Die Event-Beerdigung
Wir überlegen, wen wir umbringen sollen, damit unsere Tochter in zwei Wochen ihren 7. Geburtstag feiern kann. Beerdigungen sind ja wieder erlaubt. Unser Huhn Miss Granger ist vor ein paar Tagen gestorben, vielleicht können wir das im kleinen Kreis mit den Nachbarskindern an ihrem Geburtstag beerdigen. Dafür müssten wir es allerdings erstmal exhumieren. Hinterher natürlich gut Händewaschen und zweimal Happy Birthday singen. Am Geburtstag macht das ja endlich mal Sinn.
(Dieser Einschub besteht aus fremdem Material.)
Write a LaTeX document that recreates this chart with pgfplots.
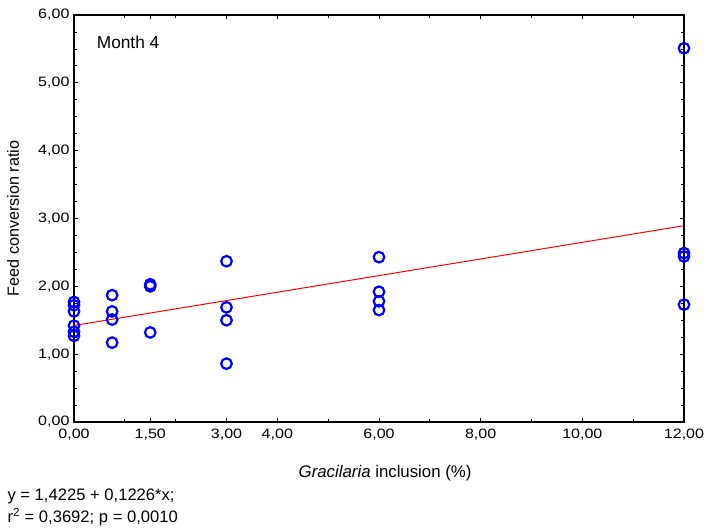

Oder wir spendieren allen eingeladenen Kindern einen neuen Haarschnitt, die Frisöre sind ja wieder geöffnet. Oder Friedolin und ich vollziehen eine Blitzscheidung und heiraten wieder an ihrem Geburtstag. Vorzugsweise jemand anderen. Nach sieben Wochen Quarantäne können wir ein bisschen Abwechslung gebrauchen.
„Ich hab noch nie an Scheidung gedacht“, sagt Friedolin zu meinem Vorschlag. „An Mord ja, aber Scheidung?“
„Hoffentlich wird mein nächster Mann auch so witzig wie du“, sage ich. Das ist mein neuer Lieblingskonter. „Dein Kind hat Geburtstag, da kannst du auch mal Opfer bringen.“
Ich bin entspannt, was ihren Corona-Geburtstag betrifft. Endlich stehen wir mal nicht in Konkurrenz mit all diesen Erlebnis-Geburtstagen im Freundeskreis unserer Tochter. Bauernhofgeburtstag, Tierparkgeburtstag, Gokart-Bahn-Geburtstag, Kletterhallengeburtstag, was ist nur aus dem guten alten Topfschlagen geworden? Die Kinder sind Sechs, wohin soll sich das in den nächsten Jahren noch steigern? Werden dann mit Zehn alle Kinder zu einem Kurztrip nach Mallorca eingeladen?
Wir feiern immer im Garten, sie ist schließlich ein Maikind und unser Garten muss sich amortisieren. Wenn Stadtkinder im Winter Geburtstag haben und in einer 3-Zimmer-Wohnung wohnen, verstehe ich ja dieses Event-Gedöns. Ich möchte auch nicht, dass mir ein Haufen zuckerinfundierter Siebenjähriger die Hütte auseinandernimmt. Aber hier auf dem Dorf haben doch alle einen großen Garten und die Kinder sind meiner Erfahrung nach froh, wenn sie mal in einer größeren Gruppe in Ruhe toben dürfen. Das haben sie bei all dem Freizeitstress heutzutage ja wirklich selten.
Wir werden bei unserer Beerdigung den Popcorn-spuckenden-Dino vom Dachboden holen, bei dem die puderzuckerverschmierten Kinder immer ekstatisch skandieren: Kotz! Noch! Mal! Kotz! Noch! Mal! Dann werden Friedolin und ich ein dadaistisches Puppentheater aufführen, woraufhin die Kinder ein noch viel anarchistischeres Puppentheater aufführen. Dann Schnitzeljagd und schließlich Lagerfeuer und Stockbrot. Zum Glück ist Corona, da werden auch die erlebnisverwöhnten Gören mit so einer Event-Beerdigung zufrieden sein.